Their move into India was almost accidental. Ignighter was set up by Adam Sachs and his college friends in 2008. The site was aimed at the New York market, but they began to notice most of their traffic was coming from the other side of the world in Asia.

Sachs said: "At first we ignored it, but over the course of 2010, India emerged as our number one market. We started concentrating on marketing in India and it really took off."

Sachs said backers in the United States and India have invested $3 million in Ignighter, and that the site now has almost 2 million registered users in India. However, he refused to say how many of these users pay the $44.95 monthly fee required to contact other users.

"Up until now dating has been a rarity in India, but culture is changing and our timing just happens to be right," said Sachs.

"People are telling us they will go out with a group of friends and meet other friends while they are out. Women are saying that going out in a group makes them feel safer."

He added that Ignighter is considering dropping the word dating from the site to make it more socially acceptable.

"One challenge we face is that we call ourselves group dating," said Sachs. "There's a stigma or taboo about the concept of dating that makes people cautious."

One challenge we face is that we call ourselves group dating.
--Adam Sachs, founder of Ignighter
  • India
  • Dating
  • Internet
  • Marriage

Mishra agreed that going out in groups was more socially acceptable in India than one-on-one dating, but still doubted many women would be willing to post profiles online.

He said: "I think group dating is a good idea because it's a safer way of dating for Asian markets.
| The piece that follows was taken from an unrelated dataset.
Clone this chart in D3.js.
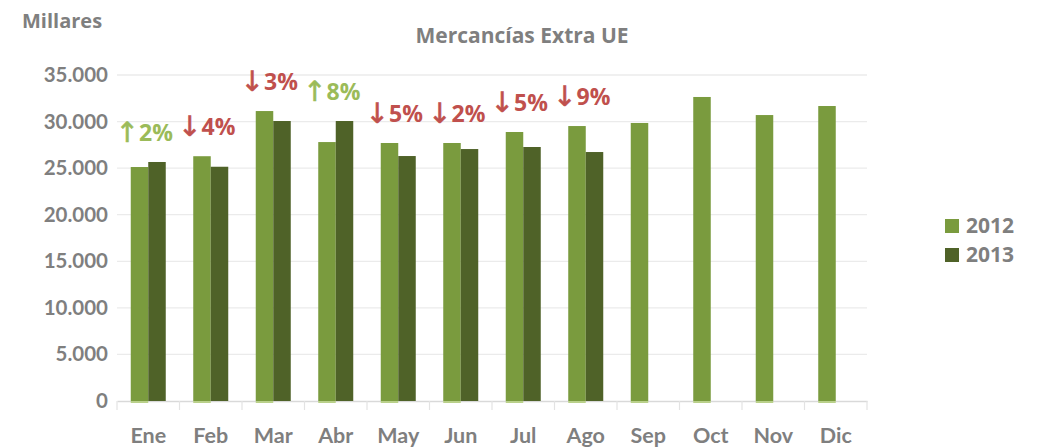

However, I don't see it working in India because I can't imagine Indian women doing it in any numbers."

He said that most profiles on matrimonial sites are created by fathers and brothers, rather than women themselves, and that 80% of Indian internet users are male.

"If women did go to online dating sites, they would be mobbed so many men they wouldn't go back," said Mishra.

Sachs said 40% of Ignighter's registered users in India are women.

Mishra added that social networking sites such as Facebook and Orkut, a site owned by Google, can be used for "pseudo-dating." Both Facebook and Orkut have 20 million users in India, he said.

"People sometimes use Facebook and Orkut as pseudo-dating sites to browse friends of friends and reach out to them, but mostly they don't make friends with complete strangers."

Saxena added that Indians would be reluctant to pay for a group dating site when they can use Facebook for free.

He said: "First of all, credit card penetration is low, especially among the age group for dating sites. Secondly, Indians will be hesitant to pay for something they can get for free on Facebook."

Sachs isn't deterred. He's currently in India recruiting staff for an Indian office, which will carry out focus groups to better tailor Ignighter to an Indian market.

"We need to improve the site itself and find out what needs to change for our demographic," he said.